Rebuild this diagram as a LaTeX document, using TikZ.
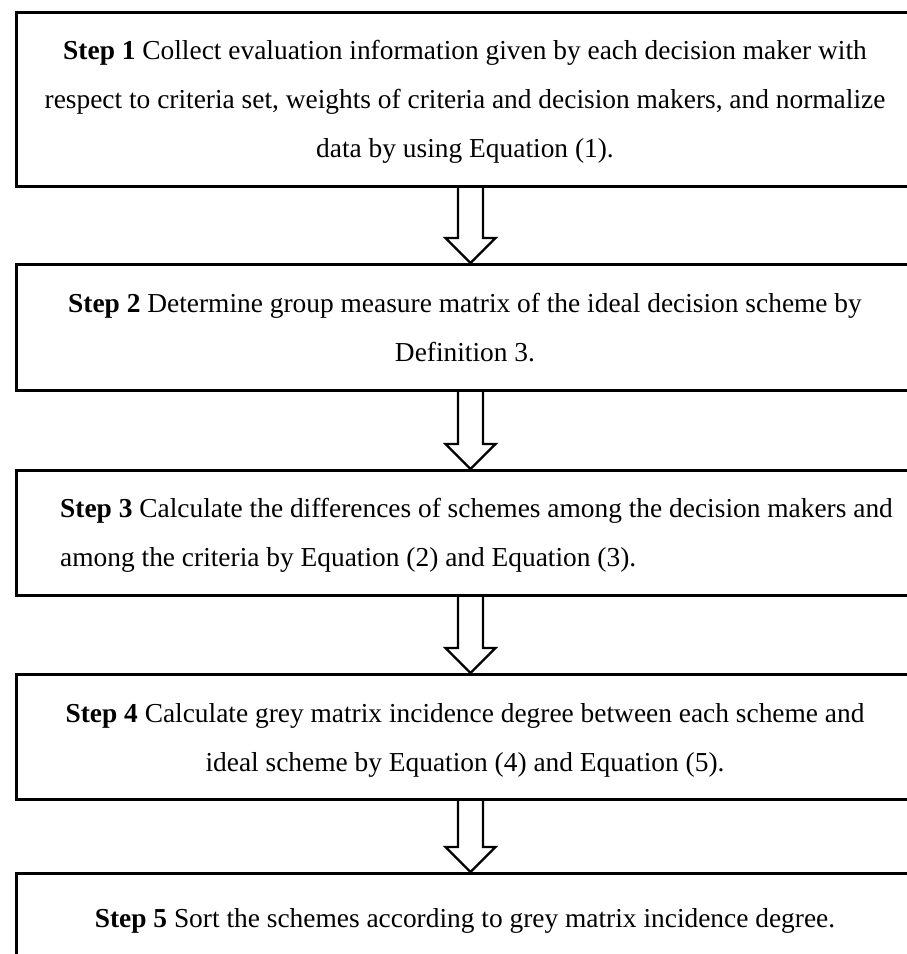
\documentclass[tikz,border=0pt]{standalone}
\usepackage{fontspec}
\setmainfont{Liberation Serif}
\usetikzlibrary{calc}
\tikzset{
  stepbox/.style={draw=black, line width=3pt, rectangle, anchor=north west, minimum width=908pt, inner sep=0pt},
  txt/.style={anchor=base, inner sep=0pt, font=\fontsize{27.4pt}{34pt}\selectfont},
  txtl/.style={anchor=base west, inner sep=0pt, font=\fontsize{27.4pt}{34pt}\selectfont},
  blockarr/.style={draw=black, line width=2.4pt, line join=miter, fill=white}
}
\newcommand\stepflow[2]{%
  \draw[blockarr] let \p1=(#1.south), \p2=(#2.north) in
    (\x1-12.5pt,\y1) -- (\x1-12.5pt,\y2+25pt) -- (\x1-25pt,\y2+25pt) -- (\x1,\y2)
    -- (\x1+25pt,\y2+25pt) -- (\x1+12.5pt,\y2+25pt) -- (\x1+12.5pt,\y1);}
\begin{document}
\begin{tikzpicture}[x=1pt,y=-1pt]
\useasboundingbox (0,0) rectangle (907,954);
\clip (0,0) rectangle (907,954);
\fill[white] (0,0) rectangle (907,954);
% boxes
\node[stepbox, minimum height=174pt] (b1) at (15,11) {};
\node[stepbox, minimum height=126pt] (b2) at (15,263) {};
\node[stepbox, minimum height=125pt] (b3) at (15,469) {};
\node[stepbox, minimum height=125pt] (b4) at (15,673) {};
\node[stepbox, minimum height=140pt] (b5) at (15,872) {};
% texts
\node[txt] (t1a) at (465,59) {\textbf{Step 1} Collect evaluation information given by each decision maker with};
\node[txt] (t1b) at (465,108) {respect to criteria set, weights of criteria and decision makers, and normalize};
\node[txt] (t1c) at (465,157) {data by using Equation (1).};
\node[txt] (t2a) at (465,312) {\textbf{Step 2} Determine group measure matrix of the ideal decision scheme by};
\node[txt] (t2b) at (465,361) {Definition 3.};
\node[txtl] (t3a) at (60,517) {\textbf{Step 3} Calculate the differences of schemes among the decision makers and};
\node[txtl] (t3b) at (60,566) {among the criteria by Equation (2) and Equation (3).};
\node[txt] (t4a) at (465,722) {\textbf{Step 4} Calculate grey matrix incidence degree between each scheme and};
\node[txt] (t4b) at (465,771) {ideal scheme by Equation (4) and Equation (5).};
\node[txt] (t5a) at (465,927) {\textbf{Step 5} Sort the schemes according to grey matrix incidence degree.};
% arrows
\stepflow{b1}{b2}
\stepflow{b2}{b3}
\stepflow{b3}{b4}
\stepflow{b4}{b5}
\end{tikzpicture}
\end{document}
^^^^^^^^^^^^^^^^
Without the pictures, retype the whole of the material above exactly.

**Answer in full**
Rebuild this diagram as a LaTeX document, using TikZ.
\documentclass[tikz,border=0pt]{standalone}
\usepackage{fontspec}
\setmainfont{Liberation Serif}
\usetikzlibrary{calc}
\tikzset{
  stepbox/.style={draw=black, line width=3pt, rectangle, anchor=north west, minimum width=908pt, inner sep=0pt},
  txt/.style={anchor=base, inner sep=0pt, font=\fontsize{27.4pt}{34pt}\selectfont},
  txtl/.style={anchor=base west, inner sep=0pt, font=\fontsize{27.4pt}{34pt}\selectfont},
  blockarr/.style={draw=black, line width=2.4pt, line join=miter, fill=white}
}
\newcommand\stepflow[2]{%
  \draw[blockarr] let \p1=(#1.south), \p2=(#2.north) in
    (\x1-12.5pt,\y1) -- (\x1-12.5pt,\y2+25pt) -- (\x1-25pt,\y2+25pt) -- (\x1,\y2)
    -- (\x1+25pt,\y2+25pt) -- (\x1+12.5pt,\y2+25pt) -- (\x1+12.5pt,\y1);}
\begin{document}
\begin{tikzpicture}[x=1pt,y=-1pt]
\useasboundingbox (0,0) rectangle (907,954);
\clip (0,0) rectangle (907,954);
\fill[white] (0,0) rectangle (907,954);
% boxes
\node[stepbox, minimum height=174pt] (b1) at (15,11) {};
\node[stepbox, minimum height=126pt] (b2) at (15,263) {};
\node[stepbox, minimum height=125pt] (b3) at (15,469) {};
\node[stepbox, minimum height=125pt] (b4) at (15,673) {};
\node[stepbox, minimum height=140pt] (b5) at (15,872) {};
% texts
\node[txt] (t1a) at (465,59) {\textbf{Step 1} Collect evaluation information given by each decision maker with};
\node[txt] (t1b) at (465,108) {respect to criteria set, weights of criteria and decision makers, and normalize};
\node[txt] (t1c) at (465,157) {data by using Equation (1).};
\node[txt] (t2a) at (465,312) {\textbf{Step 2} Determine group measure matrix of the ideal decision scheme by};
\node[txt] (t2b) at (465,361) {Definition 3.};
\node[txtl] (t3a) at (60,517) {\textbf{Step 3} Calculate the differences of schemes among the decision makers and};
\node[txtl] (t3b) at (60,566) {among the criteria by Equation (2) and Equation (3).};
\node[txt] (t4a) at (465,722) {\textbf{Step 4} Calculate grey matrix incidence degree between each scheme and};
\node[txt] (t4b) at (465,771) {ideal scheme by Equation (4) and Equation (5).};
\node[txt] (t5a) at (465,927) {\textbf{Step 5} Sort the schemes according to grey matrix incidence degree.};
% arrows
\stepflow{b1}{b2}
\stepflow{b2}{b3}
\stepflow{b3}{b4}
\stepflow{b4}{b5}
\end{tikzpicture}
\end{document}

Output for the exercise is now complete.